The release issued by LIAT’s head of corporate communications, Desmond Brown, states as follows:
“It is with regret that the Management and Staff of LIAT, the Caribbean Airline, received the news of Wednesday’s accident involving an ATR 72-600 aircraft operated by TransAsia Airways.
The LIAT Board of Directors, Management and Staff wish to express deepest sympathy to the families, friends and all those who were affected by the accident.
As one of the operators of the Avions de Transport Regional (ATR) aircraft in the Caribbean, LIAT has received queries from different quarters about the ATR aircraft in the aftermath of the accident.
In addition to the operators in the Caribbean, many airlines around the world operate ATR aircraft with a combined total of more than 5000 flights per day.
For 58 years, the safety of our passengers and crew has always been paramount in our plans and this continues to be our highest priority.

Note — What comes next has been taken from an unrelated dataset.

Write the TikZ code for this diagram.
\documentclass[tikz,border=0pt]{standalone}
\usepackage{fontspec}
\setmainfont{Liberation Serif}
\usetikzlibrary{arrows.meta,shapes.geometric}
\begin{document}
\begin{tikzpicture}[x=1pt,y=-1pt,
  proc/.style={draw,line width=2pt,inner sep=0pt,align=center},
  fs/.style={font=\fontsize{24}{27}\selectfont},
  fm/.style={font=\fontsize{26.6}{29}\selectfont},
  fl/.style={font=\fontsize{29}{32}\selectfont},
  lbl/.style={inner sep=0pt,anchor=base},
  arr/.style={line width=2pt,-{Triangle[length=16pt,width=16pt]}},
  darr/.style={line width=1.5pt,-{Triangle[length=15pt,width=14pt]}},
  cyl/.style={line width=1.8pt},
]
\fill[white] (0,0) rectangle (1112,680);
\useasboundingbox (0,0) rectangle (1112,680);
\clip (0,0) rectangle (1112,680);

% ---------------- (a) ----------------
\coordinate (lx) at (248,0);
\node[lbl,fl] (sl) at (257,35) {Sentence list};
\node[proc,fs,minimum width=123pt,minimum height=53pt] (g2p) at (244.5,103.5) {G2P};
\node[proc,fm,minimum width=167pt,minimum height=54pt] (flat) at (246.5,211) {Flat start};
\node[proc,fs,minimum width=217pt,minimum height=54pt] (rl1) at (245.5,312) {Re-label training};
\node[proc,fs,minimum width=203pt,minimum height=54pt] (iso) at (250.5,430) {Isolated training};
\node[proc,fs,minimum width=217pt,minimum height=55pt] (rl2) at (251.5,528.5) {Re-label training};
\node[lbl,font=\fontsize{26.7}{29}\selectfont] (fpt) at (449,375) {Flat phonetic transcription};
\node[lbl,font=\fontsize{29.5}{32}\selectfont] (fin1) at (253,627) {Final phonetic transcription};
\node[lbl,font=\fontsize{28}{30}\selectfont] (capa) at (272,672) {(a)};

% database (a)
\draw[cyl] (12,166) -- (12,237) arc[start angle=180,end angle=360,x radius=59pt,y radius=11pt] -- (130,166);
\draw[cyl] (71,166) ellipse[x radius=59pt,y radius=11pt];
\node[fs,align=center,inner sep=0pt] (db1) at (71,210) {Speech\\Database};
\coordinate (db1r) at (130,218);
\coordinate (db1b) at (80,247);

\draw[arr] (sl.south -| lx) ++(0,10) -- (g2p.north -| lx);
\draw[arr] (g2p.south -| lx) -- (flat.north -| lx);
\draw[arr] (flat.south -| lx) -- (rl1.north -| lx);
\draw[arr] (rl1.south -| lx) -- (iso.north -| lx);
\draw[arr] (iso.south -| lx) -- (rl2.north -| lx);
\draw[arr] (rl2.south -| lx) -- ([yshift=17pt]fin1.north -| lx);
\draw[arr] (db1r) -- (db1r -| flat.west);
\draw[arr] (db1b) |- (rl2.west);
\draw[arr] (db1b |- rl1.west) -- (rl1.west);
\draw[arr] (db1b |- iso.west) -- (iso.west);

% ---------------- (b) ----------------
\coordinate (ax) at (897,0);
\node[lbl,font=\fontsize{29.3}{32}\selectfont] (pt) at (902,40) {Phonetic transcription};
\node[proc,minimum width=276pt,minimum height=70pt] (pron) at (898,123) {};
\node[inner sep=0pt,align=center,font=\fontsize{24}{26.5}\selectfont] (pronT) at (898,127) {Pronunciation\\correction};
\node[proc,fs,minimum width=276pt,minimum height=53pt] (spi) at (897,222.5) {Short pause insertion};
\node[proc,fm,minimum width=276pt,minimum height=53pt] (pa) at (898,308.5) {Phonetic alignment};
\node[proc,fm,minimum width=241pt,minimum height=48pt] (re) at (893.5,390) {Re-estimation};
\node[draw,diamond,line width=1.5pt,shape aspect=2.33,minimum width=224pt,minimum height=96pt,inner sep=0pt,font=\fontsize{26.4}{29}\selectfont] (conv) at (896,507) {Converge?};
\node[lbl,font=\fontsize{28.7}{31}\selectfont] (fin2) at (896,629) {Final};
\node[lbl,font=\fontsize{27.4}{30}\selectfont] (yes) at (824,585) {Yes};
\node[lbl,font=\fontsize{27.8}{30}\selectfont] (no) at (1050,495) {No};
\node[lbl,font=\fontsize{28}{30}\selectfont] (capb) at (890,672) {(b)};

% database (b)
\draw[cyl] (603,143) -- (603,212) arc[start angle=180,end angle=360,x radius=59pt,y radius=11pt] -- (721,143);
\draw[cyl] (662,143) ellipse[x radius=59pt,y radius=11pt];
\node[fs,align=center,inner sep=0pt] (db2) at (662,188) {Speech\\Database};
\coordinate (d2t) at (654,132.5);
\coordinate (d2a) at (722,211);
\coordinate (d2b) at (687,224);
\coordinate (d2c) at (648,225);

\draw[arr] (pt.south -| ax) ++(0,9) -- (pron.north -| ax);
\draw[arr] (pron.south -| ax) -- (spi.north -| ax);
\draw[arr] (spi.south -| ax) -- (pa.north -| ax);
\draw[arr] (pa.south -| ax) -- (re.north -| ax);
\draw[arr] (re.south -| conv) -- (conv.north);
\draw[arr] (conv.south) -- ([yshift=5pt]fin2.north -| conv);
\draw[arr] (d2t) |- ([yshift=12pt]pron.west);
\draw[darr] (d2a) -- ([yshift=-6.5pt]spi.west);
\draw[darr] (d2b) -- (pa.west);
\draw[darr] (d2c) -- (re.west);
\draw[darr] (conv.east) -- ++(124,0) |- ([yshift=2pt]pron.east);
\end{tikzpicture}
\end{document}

The European Aviation Safety Authority (EASA) is the multi-national safety and airworthiness oversight body and the regulator of the manufacturer, ATR. Both parties, having safety as their paramount concern, will assess the need for any directives to be issued for the worldwide fleet, if necessary. To date, EASA has not issued any such directive.
LIAT and its own regulator the Eastern Caribbean Civil Aviation Authority (ECCAA) are guided by any such directive, and LIAT would ensure our immediate compliance in the event of any directive being issued.
Last year was one of the most fatal years for plane crashes in recent memory, but aviation safety experts say the numbers underscore how safe flying remains.
The eight major accidents in 2014, involving passenger flights, represent a record low since the advent of modern aviation in 1946, said Harro Ranter, the president of Aviation Safety Network.